==== Dataset records ====

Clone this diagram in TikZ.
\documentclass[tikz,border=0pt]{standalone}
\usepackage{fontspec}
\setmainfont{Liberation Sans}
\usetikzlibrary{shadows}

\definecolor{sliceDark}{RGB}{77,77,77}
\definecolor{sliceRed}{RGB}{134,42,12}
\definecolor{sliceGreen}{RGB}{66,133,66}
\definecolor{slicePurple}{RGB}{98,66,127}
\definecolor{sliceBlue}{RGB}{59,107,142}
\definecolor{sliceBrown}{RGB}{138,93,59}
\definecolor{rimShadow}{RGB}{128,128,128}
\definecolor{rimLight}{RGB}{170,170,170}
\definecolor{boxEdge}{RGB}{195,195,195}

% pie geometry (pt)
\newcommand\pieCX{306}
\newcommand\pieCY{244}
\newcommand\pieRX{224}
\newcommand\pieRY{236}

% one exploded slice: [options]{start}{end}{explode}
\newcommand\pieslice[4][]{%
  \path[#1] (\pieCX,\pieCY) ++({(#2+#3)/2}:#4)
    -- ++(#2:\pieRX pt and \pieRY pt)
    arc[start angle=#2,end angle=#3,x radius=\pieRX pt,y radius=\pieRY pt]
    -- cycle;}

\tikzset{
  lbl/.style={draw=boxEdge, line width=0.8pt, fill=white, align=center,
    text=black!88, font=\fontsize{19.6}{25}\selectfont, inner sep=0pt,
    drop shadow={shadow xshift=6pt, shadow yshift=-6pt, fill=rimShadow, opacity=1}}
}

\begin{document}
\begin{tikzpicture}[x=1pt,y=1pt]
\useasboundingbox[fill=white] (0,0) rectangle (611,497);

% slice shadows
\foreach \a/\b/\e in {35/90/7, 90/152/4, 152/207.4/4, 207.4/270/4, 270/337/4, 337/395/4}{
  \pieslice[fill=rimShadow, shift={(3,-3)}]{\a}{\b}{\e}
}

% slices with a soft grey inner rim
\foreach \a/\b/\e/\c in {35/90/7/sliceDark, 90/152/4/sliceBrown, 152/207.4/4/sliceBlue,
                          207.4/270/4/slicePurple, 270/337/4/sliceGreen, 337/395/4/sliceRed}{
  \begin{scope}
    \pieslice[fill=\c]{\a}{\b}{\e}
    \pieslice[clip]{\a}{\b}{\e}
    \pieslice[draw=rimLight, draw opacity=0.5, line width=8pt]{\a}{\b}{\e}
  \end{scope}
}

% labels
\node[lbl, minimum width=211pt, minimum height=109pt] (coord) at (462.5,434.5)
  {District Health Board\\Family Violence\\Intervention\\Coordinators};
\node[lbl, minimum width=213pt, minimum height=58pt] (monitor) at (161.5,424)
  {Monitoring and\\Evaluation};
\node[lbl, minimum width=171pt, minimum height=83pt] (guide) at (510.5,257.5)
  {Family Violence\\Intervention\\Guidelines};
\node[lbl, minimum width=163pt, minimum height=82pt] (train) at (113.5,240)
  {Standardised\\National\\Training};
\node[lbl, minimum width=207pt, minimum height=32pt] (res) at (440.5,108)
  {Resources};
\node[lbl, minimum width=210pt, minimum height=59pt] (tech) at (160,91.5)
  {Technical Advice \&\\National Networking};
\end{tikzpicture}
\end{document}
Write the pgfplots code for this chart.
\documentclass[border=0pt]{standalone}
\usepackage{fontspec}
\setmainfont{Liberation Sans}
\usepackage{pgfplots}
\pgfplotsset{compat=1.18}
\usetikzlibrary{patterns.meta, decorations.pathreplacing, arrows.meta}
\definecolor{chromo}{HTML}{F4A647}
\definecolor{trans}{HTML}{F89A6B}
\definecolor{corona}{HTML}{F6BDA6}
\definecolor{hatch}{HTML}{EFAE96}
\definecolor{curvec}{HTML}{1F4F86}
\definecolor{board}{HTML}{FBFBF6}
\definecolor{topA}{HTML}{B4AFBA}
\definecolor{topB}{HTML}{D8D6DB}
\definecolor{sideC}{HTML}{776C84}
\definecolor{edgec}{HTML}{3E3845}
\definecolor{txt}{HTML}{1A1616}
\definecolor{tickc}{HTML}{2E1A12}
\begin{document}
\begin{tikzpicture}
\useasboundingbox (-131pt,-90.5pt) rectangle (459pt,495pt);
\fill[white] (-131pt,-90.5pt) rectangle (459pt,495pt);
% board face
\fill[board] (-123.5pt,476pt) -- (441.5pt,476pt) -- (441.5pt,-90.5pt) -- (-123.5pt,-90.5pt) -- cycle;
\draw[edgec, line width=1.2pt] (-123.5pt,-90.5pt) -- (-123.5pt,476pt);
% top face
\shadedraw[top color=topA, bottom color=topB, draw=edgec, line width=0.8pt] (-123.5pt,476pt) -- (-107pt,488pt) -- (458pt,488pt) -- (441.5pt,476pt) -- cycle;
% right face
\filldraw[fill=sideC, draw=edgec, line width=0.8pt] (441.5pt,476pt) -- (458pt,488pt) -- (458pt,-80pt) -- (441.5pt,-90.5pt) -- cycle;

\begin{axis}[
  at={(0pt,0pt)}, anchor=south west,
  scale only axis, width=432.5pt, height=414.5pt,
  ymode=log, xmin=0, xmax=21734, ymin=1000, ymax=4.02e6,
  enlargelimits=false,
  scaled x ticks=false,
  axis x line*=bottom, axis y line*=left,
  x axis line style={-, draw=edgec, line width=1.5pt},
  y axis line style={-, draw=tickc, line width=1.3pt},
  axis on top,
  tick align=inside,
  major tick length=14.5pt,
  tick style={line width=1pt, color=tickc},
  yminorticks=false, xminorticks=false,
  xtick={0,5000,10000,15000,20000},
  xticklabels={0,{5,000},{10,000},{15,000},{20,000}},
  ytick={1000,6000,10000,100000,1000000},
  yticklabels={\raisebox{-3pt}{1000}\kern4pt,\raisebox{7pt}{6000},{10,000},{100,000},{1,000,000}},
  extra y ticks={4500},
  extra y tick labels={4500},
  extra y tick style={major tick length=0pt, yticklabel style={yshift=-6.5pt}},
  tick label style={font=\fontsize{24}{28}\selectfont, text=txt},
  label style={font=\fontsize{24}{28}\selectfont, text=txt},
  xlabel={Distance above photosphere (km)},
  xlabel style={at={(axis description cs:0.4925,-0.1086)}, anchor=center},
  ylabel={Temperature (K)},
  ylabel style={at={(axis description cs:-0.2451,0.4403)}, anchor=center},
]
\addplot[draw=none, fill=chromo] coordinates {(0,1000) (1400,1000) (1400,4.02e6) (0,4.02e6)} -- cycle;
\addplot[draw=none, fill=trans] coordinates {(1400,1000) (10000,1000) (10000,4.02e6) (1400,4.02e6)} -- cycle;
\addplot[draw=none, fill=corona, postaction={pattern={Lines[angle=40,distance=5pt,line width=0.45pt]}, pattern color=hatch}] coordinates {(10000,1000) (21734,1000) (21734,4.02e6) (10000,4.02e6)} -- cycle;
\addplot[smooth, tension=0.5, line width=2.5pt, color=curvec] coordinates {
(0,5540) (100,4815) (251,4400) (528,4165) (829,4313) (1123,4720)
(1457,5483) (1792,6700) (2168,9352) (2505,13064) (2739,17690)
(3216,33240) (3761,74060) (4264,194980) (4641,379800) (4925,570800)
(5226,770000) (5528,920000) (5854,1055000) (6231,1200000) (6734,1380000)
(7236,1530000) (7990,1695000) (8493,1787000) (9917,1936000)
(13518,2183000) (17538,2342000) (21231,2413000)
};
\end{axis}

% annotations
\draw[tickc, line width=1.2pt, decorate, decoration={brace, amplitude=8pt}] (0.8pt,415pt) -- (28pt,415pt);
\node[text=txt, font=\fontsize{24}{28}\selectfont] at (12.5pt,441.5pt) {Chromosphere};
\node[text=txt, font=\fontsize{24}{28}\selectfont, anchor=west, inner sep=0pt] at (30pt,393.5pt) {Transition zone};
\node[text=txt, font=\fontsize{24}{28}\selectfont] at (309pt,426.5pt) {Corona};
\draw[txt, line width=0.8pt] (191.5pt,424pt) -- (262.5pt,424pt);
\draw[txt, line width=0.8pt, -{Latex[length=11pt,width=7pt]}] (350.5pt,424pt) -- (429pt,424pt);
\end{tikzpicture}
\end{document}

====

### Exercise instructions
Select every line in the material above where the string "this" occurs, and copy it.

### Full response
Clone this diagram in TikZ.
Write the pgfplots code for this chart.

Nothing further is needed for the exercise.